Remick is one of a number of professors with young children who fall outside of this age range, and she must rely on external sources for day care. Many such facilities are closed for the holiday.

“It means that I have to scramble to find some kind of a backup care arrangement,” Remick said.

Though they are not required to do so, staff members who elect to work on Veterans Day will receive additional compensation, according to Vice President of Human Resources Kathe Cronin.

O’Loughlin finds the decision to hold classes on Veterans Day to be indicative of general apathy toward ROTC members.

“[There] seems to be an alarming pattern at Tufts of, at best, an indifference to ROTC and, at worst, an antagonization,” O’Loughlin said. “I don’t think that the administration is intentionally doing it, but I think that it has the potential of coming across [that way].”

ROTC members routinely participate in a memorial service on Veterans Day. The timing of this year’s service was changed to accommodate those who are attending class.

“We had to move the time of the Veterans Day service,” O’Loughlin said. “Usually it’s in the morning, but we moved it to the open block.”

In a September opinion piece in the Daily, O’Loughlin proposed a boycott of classes on Veterans Day. Although there is no official boycott, “I’ve had a number of people approach me to say that they supported it,” he said.

Comments

7 comments
Your name
Wed Nov 11 2009 14:28
hardly any schools close thier doors on veterans day anymore. Niether mine, my husbands, or my kids' schools are closed and both my husband and I are veterans. I think if they want to remain open give those who are veterans the day off if they are faculty and give the students who are veterans an excused abscense for the day. It makes me mad that no one celebrates us vets anymore but it's also not an excuse for those who didn't serve to blow of their obligations. But atleast give the vets the day off.
undergrad
Thu Nov 5 2009 14:20
they are "miffed" because it is a personal disrespect towards them as people. imagine the uproar among african american students if we had class on MLK day.

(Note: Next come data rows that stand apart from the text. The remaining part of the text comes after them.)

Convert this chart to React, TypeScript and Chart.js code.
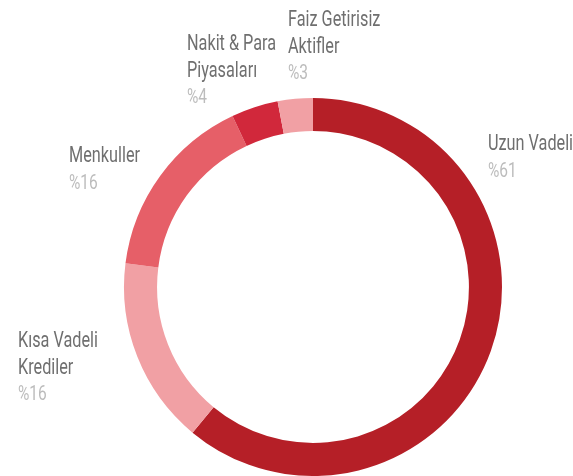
import React, { useEffect, useRef } from "react";
import { Chart, registerables } from "chart.js";

Chart.register(...registerables);

const categories = ["Uzun Vadeli", "Kısa Vadeli Krediler", "Menkuller", "Nakit & Para Piyasaları", "Faiz Getirisiz Aktifler"];
const categoryLines = [["Uzun Vadeli"], ["Kısa Vadeli", "Krediler"], ["Menkuller"], ["Nakit & Para", "Piyasaları"], ["Faiz Getirisiz", "Aktifler"]];
const values = [61, 16, 16, 4, 3];
const percentLabels = ["%61", "%16", "%16", "%4", "%3"];

const colors = ["#B51F27", "#F1A0A4", "#E65F68", "#D1283B", "#F1A0A4"];
// first-baseline anchor of each label, relative to the doughnut center
const labelOffsets = [
  { dx: 175, dy: -137 },
  { dx: -295, dy: 60 },
  { dx: -244, dy: -125 },
  { dx: -126, dy: -237 },
  { dx: -25, dy: -261 },
];

const FONT = 'Roboto, "Noto Sans", sans-serif';
const REF_WORD = "Menkuller";
const REF_WIDTH = 71;

const labelPlugin = {
  id: "outerLabels",
  afterDraw(chart: any) {
    const meta = chart.getDatasetMeta(0);
    const arc = meta.data[0];
    if (!arc) return;
    const cx = arc.x;
    const cy = arc.y;
    const ctx = chart.ctx;
    ctx.save();
    ctx.textAlign = "left";
    ctx.textBaseline = "alphabetic";
    ctx.font = `22px ${FONT}`;
    const sx = REF_WIDTH / ctx.measureText(REF_WORD).width;
    categoryLines.forEach((lines, i) => {
      const x = cx + labelOffsets[i].dx;
      let y = cy + labelOffsets[i].dy;
      ctx.font = `22px ${FONT}`;
      ctx.fillStyle = "#6f6f6f";
      lines.forEach((ln) => {
        ctx.save();
        ctx.translate(x, y);
        ctx.scale(sx, 1);
        ctx.fillText(ln, 0, 0);
        ctx.restore();
        y += 26.5;
      });
      ctx.font = `21px ${FONT}`;
      ctx.fillStyle = "#bcbcbc";
      ctx.save();
      ctx.translate(x, y);
      ctx.scale(sx, 1);
      ctx.fillText(percentLabels[i], 0, 0);
      ctx.restore();
    });
    ctx.restore();
  },
};

export default function App() {
  const ref = useRef<HTMLCanvasElement>(null);
  useEffect(() => {
    document.body.style.margin = "0";
    const chart = new Chart(ref.current!, {
      type: "doughnut",
      data: {
        labels: categories,
        datasets: [
          {
            data: values,
            backgroundColor: colors,
            borderWidth: 0,
          },
        ],
      },
      options: {
        responsive: false,
        animation: false,
        cutout: "82.5%",
        layout: { padding: { left: 124, right: 71, top: 98, bottom: 0 } },
        plugins: {
          legend: { display: false },
          tooltip: { enabled: false },
        },
      },
      plugins: [labelPlugin],
    });
    return () => chart.destroy();
  }, []);
  return (
    <div style={{ position: "absolute", left: 0, top: 0, width: 573, height: 476, background: "#fff" }}>
      <canvas ref={ref} width={573} height={476} />
    </div>
  );
}
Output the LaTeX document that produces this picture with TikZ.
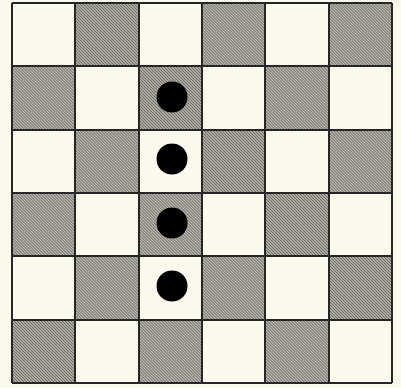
\documentclass[tikz,border=0pt]{standalone}
\begin{document}
\begin{tikzpicture}[x=1pt,y=-1pt,
  hatchline/.style={draw=hatchfg,line width=0.75pt},
  gridline/.style={draw=black!85,line width=1.8pt},
  dot/.style={circle,fill=black,inner sep=0pt,minimum size=31pt}]
\definecolor{paper}{RGB}{251,248,236}
\definecolor{hatchbg}{RGB}{192,189,181}
\definecolor{hatchfg}{RGB}{110,107,101}
\fill[paper] (0,0) rectangle (401,388);
\useasboundingbox (0,0) rectangle (401,388);
\def\cw{63.33}
\def\ox{12}
\def\oy{3}
\foreach \r in {0,...,5}{
  \foreach \c in {0,...,5}{
    \pgfmathtruncatemacro{\myparity}{mod(\r+\c,2)}
    \ifnum\myparity=1
      \begin{scope}
        \clip (\ox+\c*\cw,\oy+\r*\cw) rectangle (\ox+\c*\cw+\cw,\oy+\r*\cw+\cw);
        \fill[hatchbg] (\ox+\c*\cw,\oy+\r*\cw) rectangle (\ox+\c*\cw+\cw,\oy+\r*\cw+\cw);
        \foreach \k in {0,...,43}{
          \draw[hatchline] (\ox+\c*\cw+\k*3-3,\oy+\r*\cw+\cw+2) -- ++(-70,-70);
        }
      \end{scope}
    \fi
  }
}
\foreach \i in {0,...,6}{
  \draw[gridline] (\ox+\i*\cw,\oy) -- (\ox+\i*\cw,\oy+6*\cw);
  \draw[gridline] (\ox,\oy+\i*\cw) -- (\ox+6*\cw,\oy+\i*\cw);
}
\node[dot] (d1) at (172,97) {};
\node[dot] (d2) at (172,159) {};
\node[dot] (d3) at (172,223) {};
\node[dot] (d4) at (172,286) {};
\end{tikzpicture}
\end{document}
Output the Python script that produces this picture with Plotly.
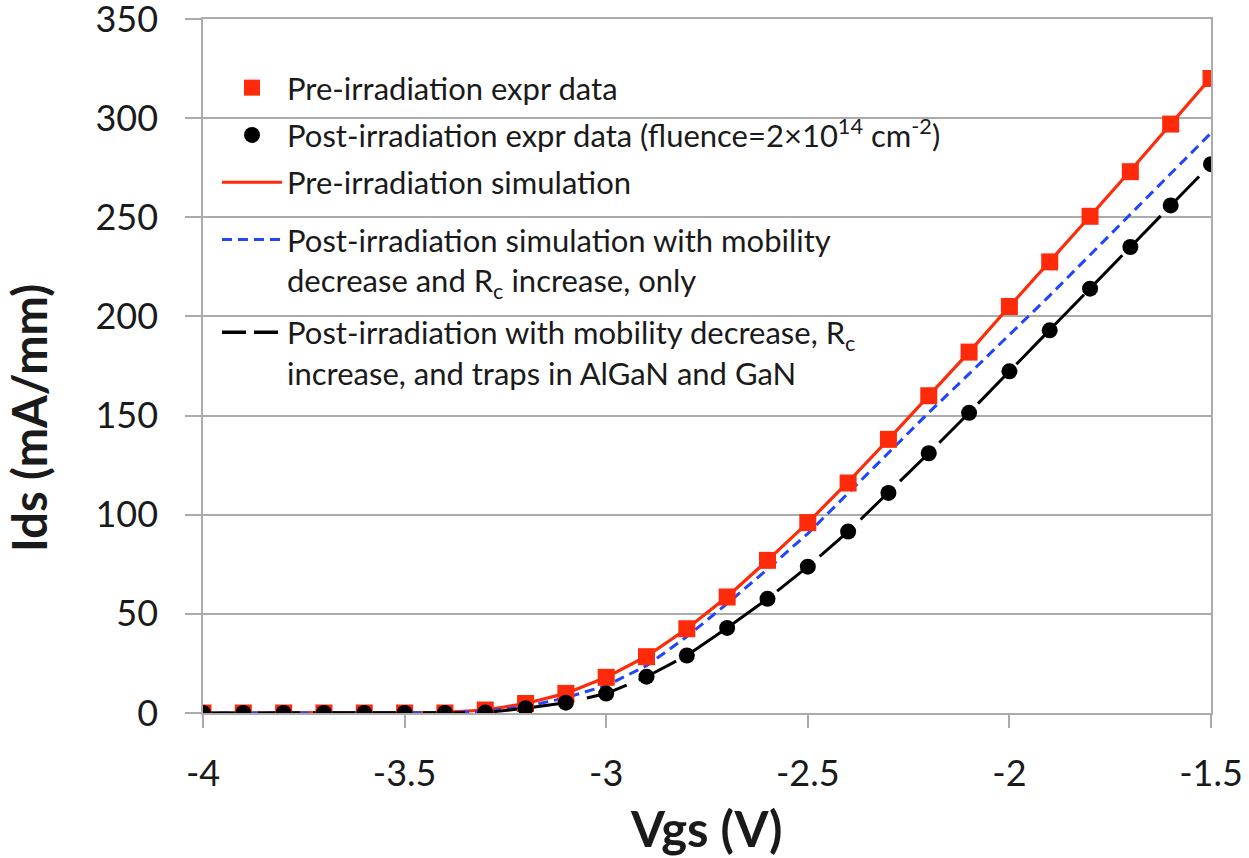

this is so inexcusable i cant even wrap my head around it. why not classes on columbus day, a day NOBODY cares about?

alum2
Thu Nov 5 2009 13:33
rotc feels the student body is apathetic towards them and that the administration is potentially antagonistic- and they float the idea of boycotting class over these perceived slights. i'd say that's a bit on the side of "oh, we're so persecuted here". rotc (indirectly) defends my right to unpopular speech, whether you think it's stupid or not. You got your ceremony during an open block, when many people can attend, so why are you still miffed?
Your name
Thu Nov 5 2009 12:48
ROTC most certainly does NOT play the victim card. For a Tufts alum that's a pretty low and generally stupid comment.
alum
Wed Nov 4 2009 15:39
and ROTC plays the victim card. the only thing %99 of the student body would do with a day off is stay up drinking the night before.
Your name
Wed Nov 4 2009 12:09
my question is, how many students will actually take the advantage of their free time on veterans day to do anything that commemorates veterans?
Your name
Wed Nov 4 2009 09:48
Thank you Tufts for deciding to give us the day off to celebrate the enslavement of the Amerindian peoples by someone whose nationality isn't even verifiable, instead of a holiday supporting those same people who sacrificed so much, be it time with their families, their friends, and their education for our shared American values.